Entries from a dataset
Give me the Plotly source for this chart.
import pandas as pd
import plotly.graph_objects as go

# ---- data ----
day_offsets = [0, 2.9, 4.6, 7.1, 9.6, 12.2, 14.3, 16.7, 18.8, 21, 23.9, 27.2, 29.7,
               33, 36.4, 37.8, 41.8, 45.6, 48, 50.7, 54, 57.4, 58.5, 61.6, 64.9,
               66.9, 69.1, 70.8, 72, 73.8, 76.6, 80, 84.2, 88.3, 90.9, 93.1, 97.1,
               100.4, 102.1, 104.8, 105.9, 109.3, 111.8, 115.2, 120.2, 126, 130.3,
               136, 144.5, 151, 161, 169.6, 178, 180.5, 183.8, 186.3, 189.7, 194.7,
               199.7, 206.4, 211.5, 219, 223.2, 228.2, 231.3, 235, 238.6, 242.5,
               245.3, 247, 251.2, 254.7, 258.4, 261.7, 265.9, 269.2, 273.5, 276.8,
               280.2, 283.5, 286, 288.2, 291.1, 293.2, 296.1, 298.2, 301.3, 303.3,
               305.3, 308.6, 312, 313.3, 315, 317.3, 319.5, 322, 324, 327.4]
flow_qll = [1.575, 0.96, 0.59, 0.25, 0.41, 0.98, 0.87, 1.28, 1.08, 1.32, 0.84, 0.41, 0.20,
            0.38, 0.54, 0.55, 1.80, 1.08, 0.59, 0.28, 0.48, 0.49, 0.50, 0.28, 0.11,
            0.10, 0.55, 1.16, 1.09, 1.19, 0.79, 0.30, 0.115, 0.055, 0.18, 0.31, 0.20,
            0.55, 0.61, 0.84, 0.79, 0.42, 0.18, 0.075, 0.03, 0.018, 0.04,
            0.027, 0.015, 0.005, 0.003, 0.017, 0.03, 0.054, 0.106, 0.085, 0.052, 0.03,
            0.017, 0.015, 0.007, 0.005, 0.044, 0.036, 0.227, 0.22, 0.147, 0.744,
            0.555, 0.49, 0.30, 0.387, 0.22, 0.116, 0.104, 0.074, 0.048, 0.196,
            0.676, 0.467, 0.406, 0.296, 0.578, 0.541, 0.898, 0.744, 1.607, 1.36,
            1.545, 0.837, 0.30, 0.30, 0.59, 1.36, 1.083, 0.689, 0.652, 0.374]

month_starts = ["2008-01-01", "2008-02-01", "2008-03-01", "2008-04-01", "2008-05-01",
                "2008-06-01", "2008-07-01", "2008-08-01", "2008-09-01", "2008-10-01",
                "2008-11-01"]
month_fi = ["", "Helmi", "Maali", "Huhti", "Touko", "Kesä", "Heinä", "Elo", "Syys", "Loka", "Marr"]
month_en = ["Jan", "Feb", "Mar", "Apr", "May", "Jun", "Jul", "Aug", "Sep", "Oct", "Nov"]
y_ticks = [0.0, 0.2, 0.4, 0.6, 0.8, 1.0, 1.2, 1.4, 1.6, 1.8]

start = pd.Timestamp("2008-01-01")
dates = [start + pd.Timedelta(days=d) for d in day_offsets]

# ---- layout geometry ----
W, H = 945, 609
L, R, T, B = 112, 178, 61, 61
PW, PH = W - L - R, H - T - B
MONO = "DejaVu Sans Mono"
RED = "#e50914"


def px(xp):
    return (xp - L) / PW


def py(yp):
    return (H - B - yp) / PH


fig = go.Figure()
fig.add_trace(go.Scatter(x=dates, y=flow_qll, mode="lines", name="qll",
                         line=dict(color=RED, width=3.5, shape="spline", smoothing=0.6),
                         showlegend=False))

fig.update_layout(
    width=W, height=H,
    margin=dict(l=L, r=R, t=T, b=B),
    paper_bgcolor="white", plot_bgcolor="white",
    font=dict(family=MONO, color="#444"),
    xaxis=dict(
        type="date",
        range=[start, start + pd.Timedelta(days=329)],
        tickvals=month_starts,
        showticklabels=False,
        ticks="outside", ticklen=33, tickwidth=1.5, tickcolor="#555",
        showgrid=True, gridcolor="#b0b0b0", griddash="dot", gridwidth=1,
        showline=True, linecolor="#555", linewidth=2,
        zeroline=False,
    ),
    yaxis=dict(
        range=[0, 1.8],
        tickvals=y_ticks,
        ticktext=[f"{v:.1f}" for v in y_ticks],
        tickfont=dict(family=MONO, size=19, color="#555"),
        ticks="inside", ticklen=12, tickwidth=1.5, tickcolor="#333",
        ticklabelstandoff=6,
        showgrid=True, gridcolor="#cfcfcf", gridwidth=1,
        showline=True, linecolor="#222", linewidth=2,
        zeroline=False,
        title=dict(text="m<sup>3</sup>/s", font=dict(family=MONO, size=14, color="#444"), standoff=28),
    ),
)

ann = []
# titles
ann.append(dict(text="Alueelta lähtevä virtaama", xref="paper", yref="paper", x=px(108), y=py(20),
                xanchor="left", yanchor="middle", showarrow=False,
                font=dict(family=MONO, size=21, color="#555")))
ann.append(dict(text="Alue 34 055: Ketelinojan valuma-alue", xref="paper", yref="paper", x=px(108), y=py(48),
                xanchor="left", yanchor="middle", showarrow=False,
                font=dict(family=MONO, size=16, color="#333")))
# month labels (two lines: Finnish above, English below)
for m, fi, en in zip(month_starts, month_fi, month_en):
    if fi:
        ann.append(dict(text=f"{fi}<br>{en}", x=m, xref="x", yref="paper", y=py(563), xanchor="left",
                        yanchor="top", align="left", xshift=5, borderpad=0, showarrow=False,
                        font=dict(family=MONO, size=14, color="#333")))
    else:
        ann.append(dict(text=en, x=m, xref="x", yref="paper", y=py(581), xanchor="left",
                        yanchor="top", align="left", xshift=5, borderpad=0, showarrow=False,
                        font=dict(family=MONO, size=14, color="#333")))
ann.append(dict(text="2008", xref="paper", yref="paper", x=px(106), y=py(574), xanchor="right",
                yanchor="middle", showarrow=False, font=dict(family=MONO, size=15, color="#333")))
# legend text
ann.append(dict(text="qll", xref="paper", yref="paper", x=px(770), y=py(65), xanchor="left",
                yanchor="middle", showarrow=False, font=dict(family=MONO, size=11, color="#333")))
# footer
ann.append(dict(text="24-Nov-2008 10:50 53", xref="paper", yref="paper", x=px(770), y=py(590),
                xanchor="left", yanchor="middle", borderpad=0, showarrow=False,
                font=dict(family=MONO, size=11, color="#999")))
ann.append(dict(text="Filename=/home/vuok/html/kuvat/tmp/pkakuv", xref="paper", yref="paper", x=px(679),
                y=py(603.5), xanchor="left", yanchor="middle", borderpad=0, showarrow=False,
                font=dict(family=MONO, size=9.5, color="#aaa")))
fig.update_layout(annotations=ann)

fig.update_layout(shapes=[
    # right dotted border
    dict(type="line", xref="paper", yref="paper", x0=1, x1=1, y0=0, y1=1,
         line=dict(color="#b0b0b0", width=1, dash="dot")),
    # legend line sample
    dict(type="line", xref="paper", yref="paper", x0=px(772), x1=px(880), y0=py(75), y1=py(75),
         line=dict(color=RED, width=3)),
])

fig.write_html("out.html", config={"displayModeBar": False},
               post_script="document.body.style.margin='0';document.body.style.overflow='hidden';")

==

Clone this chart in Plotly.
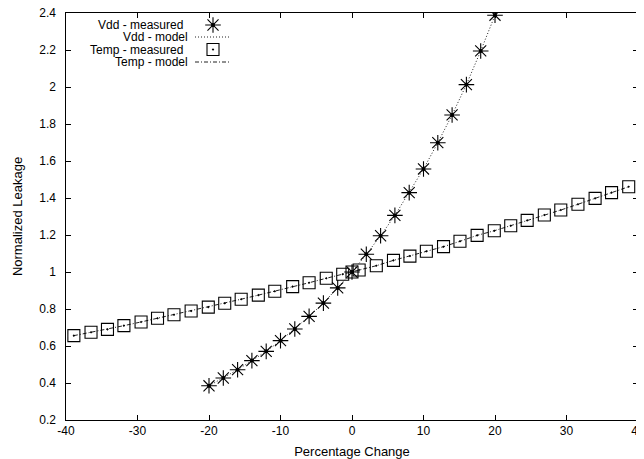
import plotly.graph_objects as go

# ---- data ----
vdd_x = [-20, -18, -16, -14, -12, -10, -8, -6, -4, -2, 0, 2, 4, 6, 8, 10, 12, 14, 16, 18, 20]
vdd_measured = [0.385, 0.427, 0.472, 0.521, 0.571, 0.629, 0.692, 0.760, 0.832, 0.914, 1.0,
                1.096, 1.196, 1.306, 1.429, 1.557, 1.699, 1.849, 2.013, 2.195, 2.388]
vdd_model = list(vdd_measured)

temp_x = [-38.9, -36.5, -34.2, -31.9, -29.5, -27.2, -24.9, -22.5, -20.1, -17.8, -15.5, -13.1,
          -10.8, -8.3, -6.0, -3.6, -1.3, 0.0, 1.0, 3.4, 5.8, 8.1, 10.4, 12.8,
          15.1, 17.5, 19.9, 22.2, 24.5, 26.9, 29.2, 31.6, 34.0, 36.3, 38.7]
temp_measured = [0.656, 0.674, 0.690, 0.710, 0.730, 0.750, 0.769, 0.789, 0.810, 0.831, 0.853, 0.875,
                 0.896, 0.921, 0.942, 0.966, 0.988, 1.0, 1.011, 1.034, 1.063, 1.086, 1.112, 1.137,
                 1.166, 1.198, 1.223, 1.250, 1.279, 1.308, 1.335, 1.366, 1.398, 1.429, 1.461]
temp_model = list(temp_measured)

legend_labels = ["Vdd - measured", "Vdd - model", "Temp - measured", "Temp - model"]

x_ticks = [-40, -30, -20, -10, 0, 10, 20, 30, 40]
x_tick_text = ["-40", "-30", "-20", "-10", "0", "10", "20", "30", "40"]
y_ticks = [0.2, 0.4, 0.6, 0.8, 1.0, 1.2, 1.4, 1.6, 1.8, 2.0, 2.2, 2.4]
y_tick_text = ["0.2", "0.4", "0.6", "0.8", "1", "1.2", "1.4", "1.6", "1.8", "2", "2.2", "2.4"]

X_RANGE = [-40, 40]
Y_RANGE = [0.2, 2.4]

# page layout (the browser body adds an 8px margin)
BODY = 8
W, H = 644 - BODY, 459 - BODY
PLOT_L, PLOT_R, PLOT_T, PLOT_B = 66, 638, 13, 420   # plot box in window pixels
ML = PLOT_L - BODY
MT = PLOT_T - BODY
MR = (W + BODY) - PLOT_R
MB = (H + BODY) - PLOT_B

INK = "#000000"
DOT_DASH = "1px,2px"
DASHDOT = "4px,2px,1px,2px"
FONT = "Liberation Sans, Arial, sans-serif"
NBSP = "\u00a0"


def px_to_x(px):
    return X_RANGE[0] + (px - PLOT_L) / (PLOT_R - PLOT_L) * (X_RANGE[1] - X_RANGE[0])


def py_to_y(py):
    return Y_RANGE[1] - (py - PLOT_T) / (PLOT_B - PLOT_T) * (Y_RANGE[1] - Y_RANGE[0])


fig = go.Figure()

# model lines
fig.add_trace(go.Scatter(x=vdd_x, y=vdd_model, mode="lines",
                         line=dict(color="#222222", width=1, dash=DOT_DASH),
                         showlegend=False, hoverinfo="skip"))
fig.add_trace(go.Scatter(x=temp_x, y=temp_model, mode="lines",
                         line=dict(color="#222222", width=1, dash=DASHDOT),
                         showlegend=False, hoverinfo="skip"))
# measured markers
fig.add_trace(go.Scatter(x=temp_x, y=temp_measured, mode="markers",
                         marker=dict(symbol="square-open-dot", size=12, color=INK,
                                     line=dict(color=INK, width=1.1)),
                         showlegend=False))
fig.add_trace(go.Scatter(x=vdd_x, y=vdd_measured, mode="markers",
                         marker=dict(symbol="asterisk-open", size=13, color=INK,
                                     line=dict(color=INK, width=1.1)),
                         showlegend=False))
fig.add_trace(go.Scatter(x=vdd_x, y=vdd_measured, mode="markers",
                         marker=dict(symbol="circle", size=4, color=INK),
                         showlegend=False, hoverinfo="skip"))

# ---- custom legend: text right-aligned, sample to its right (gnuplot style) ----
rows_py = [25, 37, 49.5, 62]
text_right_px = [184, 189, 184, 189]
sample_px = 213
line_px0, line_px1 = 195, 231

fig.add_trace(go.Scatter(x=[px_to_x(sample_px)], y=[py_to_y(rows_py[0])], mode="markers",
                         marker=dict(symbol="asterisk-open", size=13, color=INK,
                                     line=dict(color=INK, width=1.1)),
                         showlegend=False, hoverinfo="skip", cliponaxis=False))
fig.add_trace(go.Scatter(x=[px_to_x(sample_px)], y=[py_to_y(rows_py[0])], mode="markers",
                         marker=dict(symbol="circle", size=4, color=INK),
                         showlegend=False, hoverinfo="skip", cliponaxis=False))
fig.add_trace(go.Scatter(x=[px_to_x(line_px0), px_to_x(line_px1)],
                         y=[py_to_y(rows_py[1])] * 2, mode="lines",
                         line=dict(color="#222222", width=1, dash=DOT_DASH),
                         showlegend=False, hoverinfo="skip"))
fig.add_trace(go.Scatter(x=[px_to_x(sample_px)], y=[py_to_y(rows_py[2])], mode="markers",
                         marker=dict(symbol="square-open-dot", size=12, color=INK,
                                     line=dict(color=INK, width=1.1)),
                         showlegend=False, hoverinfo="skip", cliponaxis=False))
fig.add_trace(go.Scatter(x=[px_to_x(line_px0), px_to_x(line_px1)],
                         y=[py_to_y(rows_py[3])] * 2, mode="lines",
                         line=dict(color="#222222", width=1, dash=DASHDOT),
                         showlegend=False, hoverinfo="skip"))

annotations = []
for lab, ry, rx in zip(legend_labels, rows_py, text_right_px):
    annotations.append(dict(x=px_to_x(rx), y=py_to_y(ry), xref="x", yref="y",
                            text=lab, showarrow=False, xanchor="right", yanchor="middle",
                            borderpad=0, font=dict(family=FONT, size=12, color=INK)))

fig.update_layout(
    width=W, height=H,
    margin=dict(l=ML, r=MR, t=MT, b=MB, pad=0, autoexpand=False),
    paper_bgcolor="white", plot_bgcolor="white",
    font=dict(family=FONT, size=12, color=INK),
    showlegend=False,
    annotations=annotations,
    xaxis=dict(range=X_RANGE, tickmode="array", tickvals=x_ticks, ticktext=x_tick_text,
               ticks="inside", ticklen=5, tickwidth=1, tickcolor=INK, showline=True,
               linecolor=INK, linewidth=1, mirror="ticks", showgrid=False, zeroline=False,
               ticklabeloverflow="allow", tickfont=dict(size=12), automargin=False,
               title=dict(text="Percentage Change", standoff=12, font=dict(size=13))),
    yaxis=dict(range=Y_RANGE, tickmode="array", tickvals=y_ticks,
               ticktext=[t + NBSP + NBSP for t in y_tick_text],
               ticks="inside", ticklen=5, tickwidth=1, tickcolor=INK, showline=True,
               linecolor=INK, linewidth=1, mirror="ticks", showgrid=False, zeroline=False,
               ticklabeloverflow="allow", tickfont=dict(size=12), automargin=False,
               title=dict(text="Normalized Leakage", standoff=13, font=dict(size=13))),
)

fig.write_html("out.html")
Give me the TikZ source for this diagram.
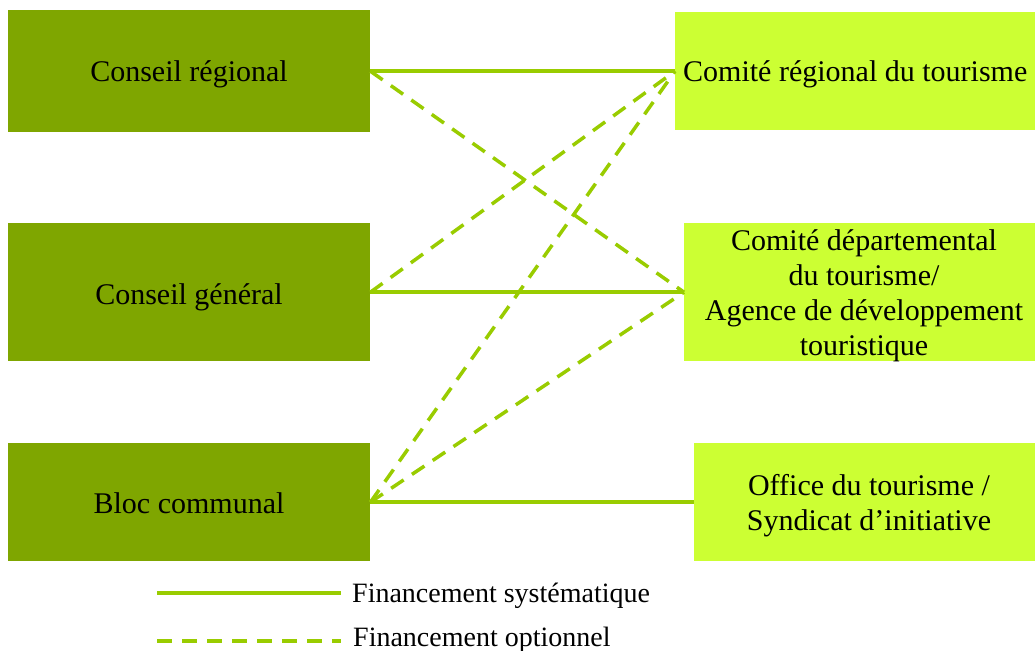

== PROBLEM ==
Go to the line that contains "Clone this chart in Plotly." and copy from there down to the line that contains "vdd_model = list(vdd_measured)", with both lines included. Pass over the pictures.

== EXERCISE OUTPUT ==
Clone this chart in Plotly.
import plotly.graph_objects as go

# ---- data ----
vdd_x = [-20, -18, -16, -14, -12, -10, -8, -6, -4, -2, 0, 2, 4, 6, 8, 10, 12, 14, 16, 18, 20]
vdd_measured = [0.385, 0.427, 0.472, 0.521, 0.571, 0.629, 0.692, 0.760, 0.832, 0.914, 1.0,
                1.096, 1.196, 1.306, 1.429, 1.557, 1.699, 1.849, 2.013, 2.195, 2.388]
vdd_model = list(vdd_measured)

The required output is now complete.